What is being asked. Everything from the line with "What matplotlib code" down to the line with "from matplotlib.transforms import" below must be printed exactly, those two lines included. Exclude pictures.

Entries shown.

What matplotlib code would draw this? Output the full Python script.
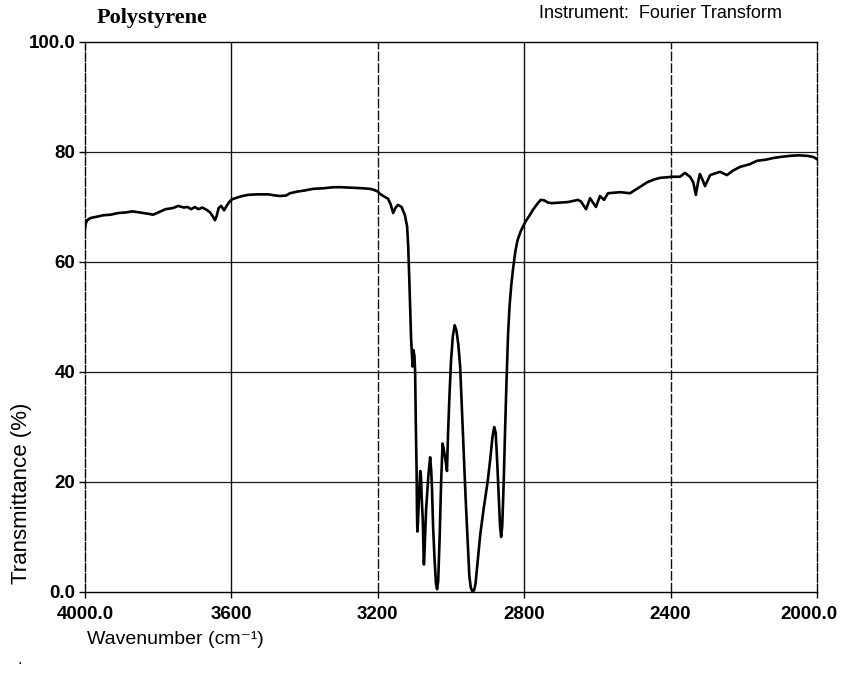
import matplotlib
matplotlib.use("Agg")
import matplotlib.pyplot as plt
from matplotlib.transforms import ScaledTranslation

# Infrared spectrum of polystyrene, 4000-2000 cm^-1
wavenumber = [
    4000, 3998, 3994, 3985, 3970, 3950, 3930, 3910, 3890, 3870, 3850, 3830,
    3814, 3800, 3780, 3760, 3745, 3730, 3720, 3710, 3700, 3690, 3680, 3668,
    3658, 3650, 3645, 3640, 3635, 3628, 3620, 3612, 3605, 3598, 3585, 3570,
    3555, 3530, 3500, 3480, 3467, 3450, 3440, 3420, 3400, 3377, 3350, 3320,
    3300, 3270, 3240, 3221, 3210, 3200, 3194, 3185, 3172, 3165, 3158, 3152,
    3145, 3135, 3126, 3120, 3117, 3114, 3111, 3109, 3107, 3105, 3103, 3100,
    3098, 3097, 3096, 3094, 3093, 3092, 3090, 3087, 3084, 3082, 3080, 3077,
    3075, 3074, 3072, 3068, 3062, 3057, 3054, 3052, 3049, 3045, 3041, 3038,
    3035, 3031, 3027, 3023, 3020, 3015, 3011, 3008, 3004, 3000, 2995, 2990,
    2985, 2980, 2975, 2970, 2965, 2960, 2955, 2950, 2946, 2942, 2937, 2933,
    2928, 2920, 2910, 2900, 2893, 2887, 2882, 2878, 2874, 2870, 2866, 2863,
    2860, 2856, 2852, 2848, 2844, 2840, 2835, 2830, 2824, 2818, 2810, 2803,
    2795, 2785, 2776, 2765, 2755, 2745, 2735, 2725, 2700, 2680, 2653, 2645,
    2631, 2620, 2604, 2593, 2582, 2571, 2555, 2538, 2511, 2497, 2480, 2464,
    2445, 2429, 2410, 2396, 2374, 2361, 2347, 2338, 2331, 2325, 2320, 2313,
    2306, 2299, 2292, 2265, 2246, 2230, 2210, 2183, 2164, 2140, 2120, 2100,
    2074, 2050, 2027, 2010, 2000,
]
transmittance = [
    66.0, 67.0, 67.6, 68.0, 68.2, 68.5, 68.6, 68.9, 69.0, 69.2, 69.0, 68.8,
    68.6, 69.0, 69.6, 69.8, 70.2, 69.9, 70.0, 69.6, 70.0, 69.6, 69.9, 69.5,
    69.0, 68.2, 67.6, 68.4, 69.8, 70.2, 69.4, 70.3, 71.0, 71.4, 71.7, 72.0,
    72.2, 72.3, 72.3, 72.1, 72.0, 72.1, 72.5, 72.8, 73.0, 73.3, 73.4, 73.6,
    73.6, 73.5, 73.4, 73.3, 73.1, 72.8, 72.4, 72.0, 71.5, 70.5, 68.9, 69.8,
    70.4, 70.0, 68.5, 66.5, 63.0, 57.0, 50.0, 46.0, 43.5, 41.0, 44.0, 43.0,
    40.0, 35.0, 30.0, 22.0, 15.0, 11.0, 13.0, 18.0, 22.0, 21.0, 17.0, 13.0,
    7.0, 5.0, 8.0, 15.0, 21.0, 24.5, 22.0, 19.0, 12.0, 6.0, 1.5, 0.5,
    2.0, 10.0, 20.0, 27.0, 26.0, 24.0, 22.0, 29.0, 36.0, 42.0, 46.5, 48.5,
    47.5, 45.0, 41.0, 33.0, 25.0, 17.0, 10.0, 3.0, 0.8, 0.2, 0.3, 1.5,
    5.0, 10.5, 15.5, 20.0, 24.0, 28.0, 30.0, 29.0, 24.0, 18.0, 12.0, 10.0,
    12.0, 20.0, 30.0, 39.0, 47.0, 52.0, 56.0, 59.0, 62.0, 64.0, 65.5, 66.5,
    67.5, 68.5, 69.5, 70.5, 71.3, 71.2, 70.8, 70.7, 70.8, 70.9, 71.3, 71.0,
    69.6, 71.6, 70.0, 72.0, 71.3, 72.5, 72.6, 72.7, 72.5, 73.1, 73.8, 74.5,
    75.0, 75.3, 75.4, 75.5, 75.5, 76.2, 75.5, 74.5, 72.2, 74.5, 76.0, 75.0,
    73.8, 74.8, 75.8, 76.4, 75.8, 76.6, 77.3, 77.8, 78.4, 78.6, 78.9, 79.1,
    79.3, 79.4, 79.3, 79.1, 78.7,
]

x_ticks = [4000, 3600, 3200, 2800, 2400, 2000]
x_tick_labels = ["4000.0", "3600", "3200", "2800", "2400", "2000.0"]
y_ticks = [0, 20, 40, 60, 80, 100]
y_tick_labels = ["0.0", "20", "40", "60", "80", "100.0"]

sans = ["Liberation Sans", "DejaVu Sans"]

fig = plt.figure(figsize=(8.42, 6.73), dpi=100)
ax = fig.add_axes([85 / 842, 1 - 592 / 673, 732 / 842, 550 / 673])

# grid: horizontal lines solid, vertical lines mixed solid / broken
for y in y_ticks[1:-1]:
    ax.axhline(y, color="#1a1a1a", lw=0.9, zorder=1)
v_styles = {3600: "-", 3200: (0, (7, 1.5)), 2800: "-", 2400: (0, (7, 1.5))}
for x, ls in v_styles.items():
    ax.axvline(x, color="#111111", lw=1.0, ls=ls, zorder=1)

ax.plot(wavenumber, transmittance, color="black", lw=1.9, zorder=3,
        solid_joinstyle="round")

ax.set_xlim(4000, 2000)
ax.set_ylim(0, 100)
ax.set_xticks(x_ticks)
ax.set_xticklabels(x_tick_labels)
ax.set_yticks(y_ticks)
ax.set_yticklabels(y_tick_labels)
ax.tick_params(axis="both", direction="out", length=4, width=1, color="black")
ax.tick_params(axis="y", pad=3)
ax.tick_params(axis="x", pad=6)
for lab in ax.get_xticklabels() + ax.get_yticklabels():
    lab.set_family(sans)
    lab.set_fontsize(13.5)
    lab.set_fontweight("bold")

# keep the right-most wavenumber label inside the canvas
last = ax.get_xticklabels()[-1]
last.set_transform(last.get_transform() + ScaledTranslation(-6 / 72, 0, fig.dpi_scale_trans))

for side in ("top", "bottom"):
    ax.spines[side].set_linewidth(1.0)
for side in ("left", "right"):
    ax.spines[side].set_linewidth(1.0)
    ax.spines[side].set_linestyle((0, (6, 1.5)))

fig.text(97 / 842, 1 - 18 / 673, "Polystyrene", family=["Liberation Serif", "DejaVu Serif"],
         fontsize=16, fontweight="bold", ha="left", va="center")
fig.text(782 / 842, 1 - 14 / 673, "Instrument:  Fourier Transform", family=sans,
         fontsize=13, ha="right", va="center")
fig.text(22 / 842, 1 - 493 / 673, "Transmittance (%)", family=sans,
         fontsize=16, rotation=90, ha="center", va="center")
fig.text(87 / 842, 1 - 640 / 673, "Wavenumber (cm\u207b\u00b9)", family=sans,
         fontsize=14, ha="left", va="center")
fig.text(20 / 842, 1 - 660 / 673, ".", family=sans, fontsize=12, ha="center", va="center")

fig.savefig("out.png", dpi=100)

---

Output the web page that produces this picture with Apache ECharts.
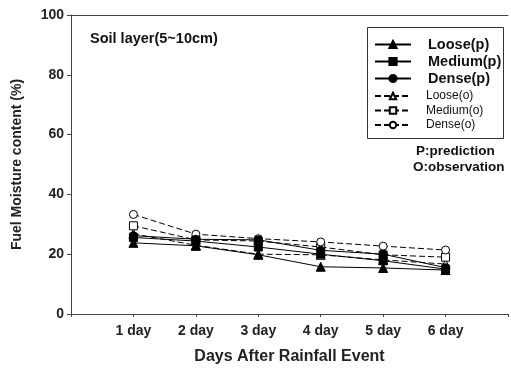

Right answer.
What matplotlib code would draw this? Output the full Python script.
import matplotlib
matplotlib.use("Agg")
import matplotlib.pyplot as plt
from matplotlib.transforms import ScaledTranslation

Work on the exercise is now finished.